Marty Feldstein has an editorial in the Washington Post detailing how the current health care reform proposals in Congress could actually increase the number of uninsured individuals. Namely, he points to some of the mandates contained in the legislation.
Specifically, mandating guaranteed issue and community rating would both help to foster higher premiums, as has occurred in New York and other states. Community rating essentially mandates similar premiums for everyone, regardless of age, health status, or behavior – which increase rates for young, health, non-smokers, who already are among those most likely to go without insurance now.

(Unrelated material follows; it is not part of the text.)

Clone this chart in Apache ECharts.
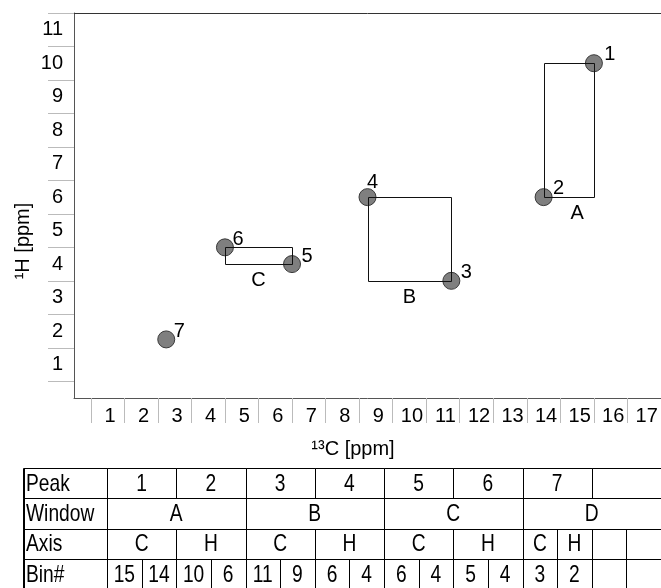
<!DOCTYPE html>
<html>
<head>
<meta charset="utf-8">
<script src="https://cdn.jsdelivr.net/npm/echarts@6/dist/echarts.min.js"></script>
<style>
html,body{margin:0;padding:0;background:#fff;}
#chart{width:661px;height:588px;}
</style>
</head>
<body>
<div id="chart"></div>
<script>
// ---- data ----
const peakNames = ['1', '2', '3', '4', '5', '6', '7'];
const peakC = [15.5, 14, 11.25, 8.75, 6.5, 4.5, 2.75];
const peakH = [10, 6, 3.5, 6, 4, 4.5, 1.75];

const windowNames = ['A', 'B', 'C'];
const windowCMin = [14, 8.75, 4.5];
const windowCMax = [15.5, 11.25, 6.5];
const windowHMin = [6, 3.5, 4];
const windowHMax = [10, 6, 4.5];
const windowLabelC = [15, 10, 5.5];
const windowLabelH = [5.5, 3, 3.5];

const xTickLabels = [1, 2, 3, 4, 5, 6, 7, 8, 9, 10, 11, 12, 13, 14, 15, 16, 17];
const yTickLabels = [1, 2, 3, 4, 5, 6, 7, 8, 9, 10, 11];
const xBinEdges = [0.5, 1.5, 2.5, 3.5, 4.5, 5.5, 6.5, 7.5, 8.5, 9.5, 10.5, 11.5, 12.5, 13.5, 14.5, 15.5, 16.5, 17.5];
const yBinEdges = [0.5, 1.5, 2.5, 3.5, 4.5, 5.5, 6.5, 7.5, 8.5, 9.5, 10.5, 11.5];

const tableRowHeaders = ['Peak', 'Window', 'Axis', 'Bin#'];
const tablePeakRow = ['1', '2', '3', '4', '5', '6', '7', ''];
const tableWindowRow = ['A', 'B', 'C', 'D'];
const tableAxisRow = ['C', 'H', 'C', 'H', 'C', 'H', 'C', 'H', '', ''];
const tableAxisSpans = [2, 2, 2, 2, 2, 2, 1, 1, 1, 1];
const tableBinRow = ['15', '14', '10', '6', '11', '9', '6', '4', '6', '4', '5', '4', '3', '2', '', ''];

// ---- styling / layout ----
const peakLabelOffsets = [[16, -9], [15, -9], [15, -8], [5, -15], [15, -8], [13, -8], [13, -8]];
const FONT = '"Liberation Sans", Arial, sans-serif';

const chart = echarts.init(document.getElementById('chart'), null, {renderer: 'canvas'});

// table graphics
const graphics = [];
const tLeft = 23, tHeadRight = 107, tRight = 661;
const subW = (tRight - tHeadRight) / 16;
const rowTop = 468, rowH = 30.3;
function cellRect(x1, y1, x2, y2) {
  const X1 = Math.round(x1) + 0.5, Y1 = Math.round(y1) + 0.5;
  const X2 = Math.round(x2) + 0.5, Y2 = Math.round(y2) + 0.5;
  graphics.push({
    type: 'rect', silent: true,
    shape: {x: X1, y: Y1, width: X2 - X1, height: Y2 - Y1},
    style: {fill: null, stroke: '#000', lineWidth: 1}
  });
}
function cellText(txt, cx, cy, align) {
  if (!txt) return;
  graphics.push({
    type: 'text', silent: true,
    x: cx, y: cy, scaleX: 0.8, scaleY: 1,
    style: {text: txt, x: 0, y: 0, align: align || 'center', verticalAlign: 'middle',
      font: '24px ' + FONT, fill: '#000'}
  });
}
const rows = [
  {vals: tablePeakRow, spans: tablePeakRow.map(() => 2)},
  {vals: tableWindowRow, spans: tableWindowRow.map(() => 4)},
  {vals: tableAxisRow, spans: tableAxisSpans},
  {vals: tableBinRow, spans: tableBinRow.map(() => 1)}
];
rows.forEach((r, ri) => {
  const y1 = rowTop + ri * rowH, y2 = y1 + rowH;
  cellRect(tLeft, y1, tHeadRight, y2);
  cellText(tableRowHeaders[ri], tLeft + 3, (y1 + y2) / 2 + 1, 'left');
  let col = 0;
  r.vals.forEach((v, i) => {
    const x1 = tHeadRight + col * subW;
    const x2 = tHeadRight + (col + r.spans[i]) * subW;
    cellRect(x1, y1, Math.min(x2, tRight + 2), y2);
    cellText(v, (x1 + x2) / 2, (y1 + y2) / 2 + 1);
    col += r.spans[i];
  });
});
graphics.push({type: 'line', silent: true, shape: {x1: tLeft + 1.5, y1: rowTop, x2: tLeft + 1.5, y2: 588}, style: {stroke: '#000', lineWidth: 1}});

// axis titles
graphics.push({
  type: 'text', silent: true, x: 353, y: 449,
  style: {text: '¹³C [ppm]', align: 'center', verticalAlign: 'middle', font: '20px ' + FONT, fill: '#000'}
});
graphics.push({
  type: 'text', silent: true, x: 23, y: 241, rotation: Math.PI / 2,
  style: {text: '¹H [ppm]', align: 'center', verticalAlign: 'middle', font: '20px ' + FONT, fill: '#000'}
});

const option = {
  animation: false,
  backgroundColor: '#fff',
  grid: {left: 74, top: 13, right: 0, bottom: 190, containLabel: false},
  xAxis: [{
    type: 'value', min: 0, max: 17.5, position: 'bottom',
    axisLine: {show: true, lineStyle: {color: '#555', width: 1}},
    axisTick: {show: true, customValues: xBinEdges, length: 25, lineStyle: {color: '#bbb', width: 1}},
    axisLabel: {show: true, customValues: xTickLabels, color: '#000', fontSize: 20, fontFamily: FONT, margin: 8, padding: [0, 0, 0, 5]},
    splitLine: {show: false}
  }, {
    type: 'value', min: 0, max: 17.5, position: 'top',
    axisLine: {show: true, lineStyle: {color: '#333', width: 1}},
    axisTick: {show: false}, axisLabel: {show: false}, splitLine: {show: false}
  }],
  yAxis: [{
    type: 'value', min: 0, max: 11.5,
    axisLine: {show: true, lineStyle: {color: '#555', width: 1}},
    axisTick: {show: true, customValues: yBinEdges, length: 26, lineStyle: {color: '#bbb', width: 1}},
    axisLabel: {show: true, customValues: yTickLabels, color: '#000', fontSize: 20, fontFamily: FONT, margin: 11},
    splitLine: {show: false}
  }],
  graphic: graphics,
  series: [{
    type: 'scatter',
    z: 2,
    symbol: 'circle',
    symbolSize: 17,
    itemStyle: {color: '#7f7f7f', borderColor: '#3a3a3a', borderWidth: 1, opacity: 1},
    data: peakNames.map((n, i) => ({
      value: [peakC[i], peakH[i]],
      name: n,
      label: {show: true, position: 'inside', offset: peakLabelOffsets[i], formatter: n,
        color: '#000', fontSize: 20, fontFamily: FONT}
    })),
    emphasis: {disabled: true}
  }, {
    type: 'custom',
    z: 3,
    silent: true,
    data: windowNames.map((n, i) => [windowCMin[i], windowCMax[i], windowHMin[i], windowHMax[i], windowLabelC[i], windowLabelH[i], i]),
    encode: {x: [0, 1, 4], y: [2, 3, 5]},
    renderItem: function (params, api) {
      const p1 = api.coord([api.value(0), api.value(3)]);
      const p2 = api.coord([api.value(1), api.value(2)]);
      const lp = api.coord([api.value(4), api.value(5)]);
      const idx = api.value(6);
      const x1 = Math.round(p1[0]) + 0.5, y1 = Math.round(p1[1]) + 0.5;
      const x2 = Math.round(p2[0]) + 0.5, y2 = Math.round(p2[1]) + 0.5;
      return {
        type: 'group',
        children: [{
          type: 'rect',
          shape: {x: x1, y: y1, width: x2 - x1, height: y2 - y1},
          style: {fill: null, stroke: '#111', lineWidth: 1}
        }, {
          type: 'text',
          x: lp[0], y: lp[1],
          style: {text: windowNames[idx], align: 'center', verticalAlign: 'middle', font: '20px ' + FONT, fill: '#000'}
        }]
      };
    }
  }]
};
chart.setOption(option);
</script>
</body>
</html>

Feldstein focuses more directly on guaranteed issue – essentially mandate than insurance companies have to offer coverage regardless of pre-existing conditions. But this creates a perverse incentive to drop insurance coverage and wait until you get sick to buy insurance (imagine if this were allowed for auto insurance, and you could buy coverage after you have an accident). And as insurance rates escalate – as should be expected under the health care reform proposals, and given the experience in Massachusetts – more individuals will chose to drop coverage and wait until they get sick. Of course, as Feldstein points out, when the healthy drop coverage, the rates will have to increase to cover the smaller, sicker insurance pool – encourage more healthy individuals to drop coverage, and repeating the cycle.
Of course, the health care bills contain both and individual and employer mandate – and would impose taxes the uninsured and wages for those not insured by their employer. But Feldstein notes that these penalties probably are not enough incentive to encourage buying insurance, and may – given higher rates and extensive mandates of what qualifies as “insurance” under both mandates – even encourage dropping coverage.